**Task**
All of the listing below must be repeated word for word. Pictures are the only thing to omit.

**Data entries**

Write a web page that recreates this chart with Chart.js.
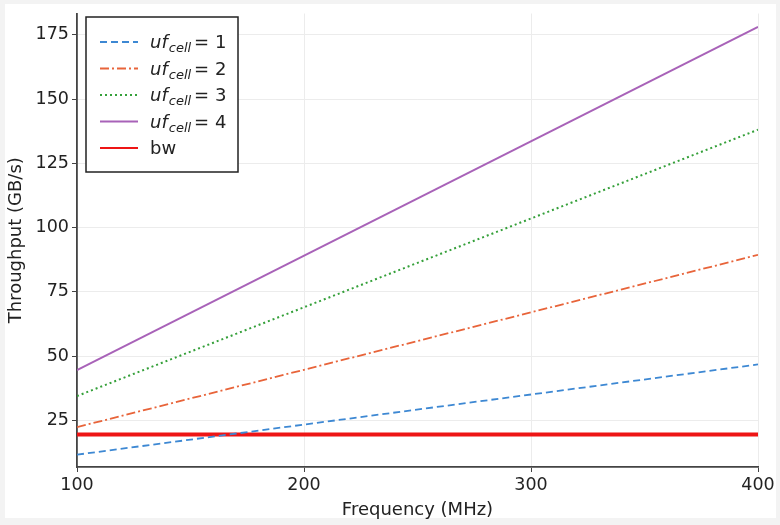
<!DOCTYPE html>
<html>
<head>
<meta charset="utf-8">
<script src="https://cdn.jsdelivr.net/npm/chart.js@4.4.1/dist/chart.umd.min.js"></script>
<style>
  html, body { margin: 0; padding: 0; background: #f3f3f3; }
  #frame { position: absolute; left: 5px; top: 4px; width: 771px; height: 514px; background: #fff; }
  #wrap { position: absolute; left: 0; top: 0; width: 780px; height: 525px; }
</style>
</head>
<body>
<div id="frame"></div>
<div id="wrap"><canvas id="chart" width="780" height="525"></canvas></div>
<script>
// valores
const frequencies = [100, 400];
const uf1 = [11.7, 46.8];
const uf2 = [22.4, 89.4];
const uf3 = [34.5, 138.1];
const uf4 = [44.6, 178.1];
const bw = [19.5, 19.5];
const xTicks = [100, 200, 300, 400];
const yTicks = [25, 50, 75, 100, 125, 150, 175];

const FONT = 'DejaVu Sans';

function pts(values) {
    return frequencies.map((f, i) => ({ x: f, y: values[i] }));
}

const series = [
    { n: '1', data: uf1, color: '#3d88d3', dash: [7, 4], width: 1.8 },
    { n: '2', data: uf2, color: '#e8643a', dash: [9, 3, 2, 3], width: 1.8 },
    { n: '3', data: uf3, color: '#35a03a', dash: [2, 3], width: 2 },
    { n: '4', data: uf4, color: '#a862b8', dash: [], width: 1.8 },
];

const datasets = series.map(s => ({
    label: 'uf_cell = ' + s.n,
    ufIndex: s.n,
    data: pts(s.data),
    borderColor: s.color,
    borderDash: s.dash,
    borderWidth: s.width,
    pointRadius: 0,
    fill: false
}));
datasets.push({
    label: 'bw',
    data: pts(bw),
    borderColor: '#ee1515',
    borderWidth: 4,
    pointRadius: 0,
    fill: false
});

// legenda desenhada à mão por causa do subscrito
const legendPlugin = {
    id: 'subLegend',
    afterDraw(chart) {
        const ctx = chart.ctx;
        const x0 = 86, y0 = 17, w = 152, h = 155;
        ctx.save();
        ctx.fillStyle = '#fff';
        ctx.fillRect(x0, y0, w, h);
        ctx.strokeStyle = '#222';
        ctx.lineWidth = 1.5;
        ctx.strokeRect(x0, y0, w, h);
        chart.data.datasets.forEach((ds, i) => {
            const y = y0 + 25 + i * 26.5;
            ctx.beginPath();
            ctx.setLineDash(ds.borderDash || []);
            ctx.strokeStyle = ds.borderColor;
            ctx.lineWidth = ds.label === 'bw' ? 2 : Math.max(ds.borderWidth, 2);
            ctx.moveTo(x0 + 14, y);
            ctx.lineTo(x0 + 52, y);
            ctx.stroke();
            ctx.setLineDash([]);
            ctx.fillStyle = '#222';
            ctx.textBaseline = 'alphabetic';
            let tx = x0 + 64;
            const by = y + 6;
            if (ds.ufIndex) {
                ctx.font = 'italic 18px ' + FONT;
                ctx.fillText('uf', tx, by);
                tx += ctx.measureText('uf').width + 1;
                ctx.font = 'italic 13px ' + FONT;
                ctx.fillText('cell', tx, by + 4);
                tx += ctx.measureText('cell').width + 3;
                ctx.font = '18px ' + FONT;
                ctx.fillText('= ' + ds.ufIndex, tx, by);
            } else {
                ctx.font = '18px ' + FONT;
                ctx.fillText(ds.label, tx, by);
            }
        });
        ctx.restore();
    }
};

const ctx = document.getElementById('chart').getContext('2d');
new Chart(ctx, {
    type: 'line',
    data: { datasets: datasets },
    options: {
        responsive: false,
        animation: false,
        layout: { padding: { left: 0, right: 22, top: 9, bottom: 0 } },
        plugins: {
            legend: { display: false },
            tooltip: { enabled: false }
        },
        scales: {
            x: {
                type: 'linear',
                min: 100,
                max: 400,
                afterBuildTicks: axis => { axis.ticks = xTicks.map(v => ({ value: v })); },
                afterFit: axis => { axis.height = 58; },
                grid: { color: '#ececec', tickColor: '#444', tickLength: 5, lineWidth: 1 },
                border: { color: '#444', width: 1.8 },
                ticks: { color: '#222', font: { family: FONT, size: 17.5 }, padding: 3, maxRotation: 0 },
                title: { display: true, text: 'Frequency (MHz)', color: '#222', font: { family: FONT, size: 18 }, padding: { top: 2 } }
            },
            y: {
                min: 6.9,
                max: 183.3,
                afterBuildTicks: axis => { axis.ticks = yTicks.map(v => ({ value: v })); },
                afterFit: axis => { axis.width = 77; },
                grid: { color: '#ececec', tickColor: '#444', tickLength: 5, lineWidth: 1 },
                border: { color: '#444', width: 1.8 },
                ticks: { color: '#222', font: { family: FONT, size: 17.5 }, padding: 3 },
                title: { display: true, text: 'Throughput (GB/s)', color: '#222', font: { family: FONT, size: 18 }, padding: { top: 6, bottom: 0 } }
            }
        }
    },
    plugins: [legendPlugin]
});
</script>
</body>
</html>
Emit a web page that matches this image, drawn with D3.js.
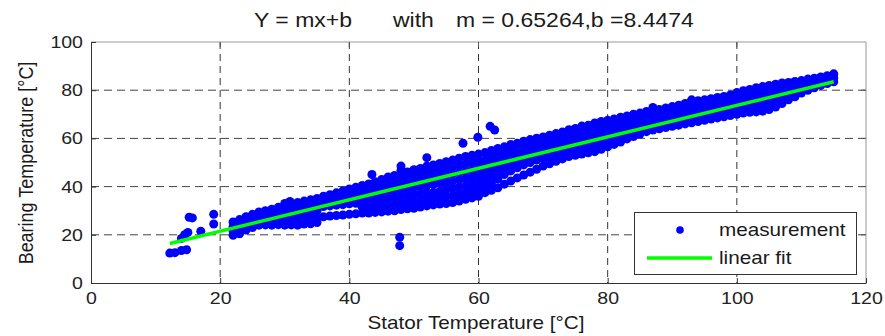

**Response to this task**
Write a web page that recreates this chart with Chart.js.
<!DOCTYPE html>
<html>
<head>
<meta charset="utf-8">
<script src="https://cdn.jsdelivr.net/npm/chart.js@4.4.1/dist/chart.umd.min.js"></script>
<style>
  html, body { margin: 0; padding: 0; background: #f3f3f3; }
  #frame { position: absolute; left: 5px; top: 4px; width: 771px; height: 514px; background: #fff; }
  #wrap { position: absolute; left: 0; top: 0; width: 780px; height: 525px; }
</style>
</head>
<body>
<div id="frame"></div>
<div id="wrap"><canvas id="chart" width="780" height="525"></canvas></div>
<script>
// valores
const frequencies = [100, 400];
const uf1 = [11.7, 46.8];
const uf2 = [22.4, 89.4];
const uf3 = [34.5, 138.1];
const uf4 = [44.6, 178.1];
const bw = [19.5, 19.5];
const xTicks = [100, 200, 300, 400];
const yTicks = [25, 50, 75, 100, 125, 150, 175];

const FONT = 'DejaVu Sans';

function pts(values) {
    return frequencies.map((f, i) => ({ x: f, y: values[i] }));
}

const series = [
    { n: '1', data: uf1, color: '#3d88d3', dash: [7, 4], width: 1.8 },
    { n: '2', data: uf2, color: '#e8643a', dash: [9, 3, 2, 3], width: 1.8 },
    { n: '3', data: uf3, color: '#35a03a', dash: [2, 3], width: 2 },
    { n: '4', data: uf4, color: '#a862b8', dash: [], width: 1.8 },
];

const datasets = series.map(s => ({
    label: 'uf_cell = ' + s.n,
    ufIndex: s.n,
    data: pts(s.data),
    borderColor: s.color,
    borderDash: s.dash,
    borderWidth: s.width,
    pointRadius: 0,
    fill: false
}));
datasets.push({
    label: 'bw',
    data: pts(bw),
    borderColor: '#ee1515',
    borderWidth: 4,
    pointRadius: 0,
    fill: false
});

// legenda desenhada à mão por causa do subscrito
const legendPlugin = {
    id: 'subLegend',
    afterDraw(chart) {
        const ctx = chart.ctx;
        const x0 = 86, y0 = 17, w = 152, h = 155;
        ctx.save();
        ctx.fillStyle = '#fff';
        ctx.fillRect(x0, y0, w, h);
        ctx.strokeStyle = '#222';
        ctx.lineWidth = 1.5;
        ctx.strokeRect(x0, y0, w, h);
        chart.data.datasets.forEach((ds, i) => {
            const y = y0 + 25 + i * 26.5;
            ctx.beginPath();
            ctx.setLineDash(ds.borderDash || []);
            ctx.strokeStyle = ds.borderColor;
            ctx.lineWidth = ds.label === 'bw' ? 2 : Math.max(ds.borderWidth, 2);
            ctx.moveTo(x0 + 14, y);
            ctx.lineTo(x0 + 52, y);
            ctx.stroke();
            ctx.setLineDash([]);
            ctx.fillStyle = '#222';
            ctx.textBaseline = 'alphabetic';
            let tx = x0 + 64;
            const by = y + 6;
            if (ds.ufIndex) {
                ctx.font = 'italic 18px ' + FONT;
                ctx.fillText('uf', tx, by);
                tx += ctx.measureText('uf').width + 1;
                ctx.font = 'italic 13px ' + FONT;
                ctx.fillText('cell', tx, by + 4);
                tx += ctx.measureText('cell').width + 3;
                ctx.font = '18px ' + FONT;
                ctx.fillText('= ' + ds.ufIndex, tx, by);
            } else {
                ctx.font = '18px ' + FONT;
                ctx.fillText(ds.label, tx, by);
            }
        });
        ctx.restore();
    }
};

const ctx = document.getElementById('chart').getContext('2d');
new Chart(ctx, {
    type: 'line',
    data: { datasets: datasets },
    options: {
        responsive: false,
        animation: false,
        layout: { padding: { left: 0, right: 22, top: 9, bottom: 0 } },
        plugins: {
            legend: { display: false },
            tooltip: { enabled: false }
        },
        scales: {
            x: {
                type: 'linear',
                min: 100,
                max: 400,
                afterBuildTicks: axis => { axis.ticks = xTicks.map(v => ({ value: v })); },
                afterFit: axis => { axis.height = 58; },
                grid: { color: '#ececec', tickColor: '#444', tickLength: 5, lineWidth: 1 },
                border: { color: '#444', width: 1.8 },
                ticks: { color: '#222', font: { family: FONT, size: 17.5 }, padding: 3, maxRotation: 0 },
                title: { display: true, text: 'Frequency (MHz)', color: '#222', font: { family: FONT, size: 18 }, padding: { top: 2 } }
            },
            y: {
                min: 6.9,
                max: 183.3,
                afterBuildTicks: axis => { axis.ticks = yTicks.map(v => ({ value: v })); },
                afterFit: axis => { axis.width = 77; },
                grid: { color: '#ececec', tickColor: '#444', tickLength: 5, lineWidth: 1 },
                border: { color: '#444', width: 1.8 },
                ticks: { color: '#222', font: { family: FONT, size: 17.5 }, padding: 3 },
                title: { display: true, text: 'Throughput (GB/s)', color: '#222', font: { family: FONT, size: 18 }, padding: { top: 6, bottom: 0 } }
            }
        }
    },
    plugins: [legendPlugin]
});
</script>
</body>
</html>
Emit a web page that matches this image, drawn with D3.js.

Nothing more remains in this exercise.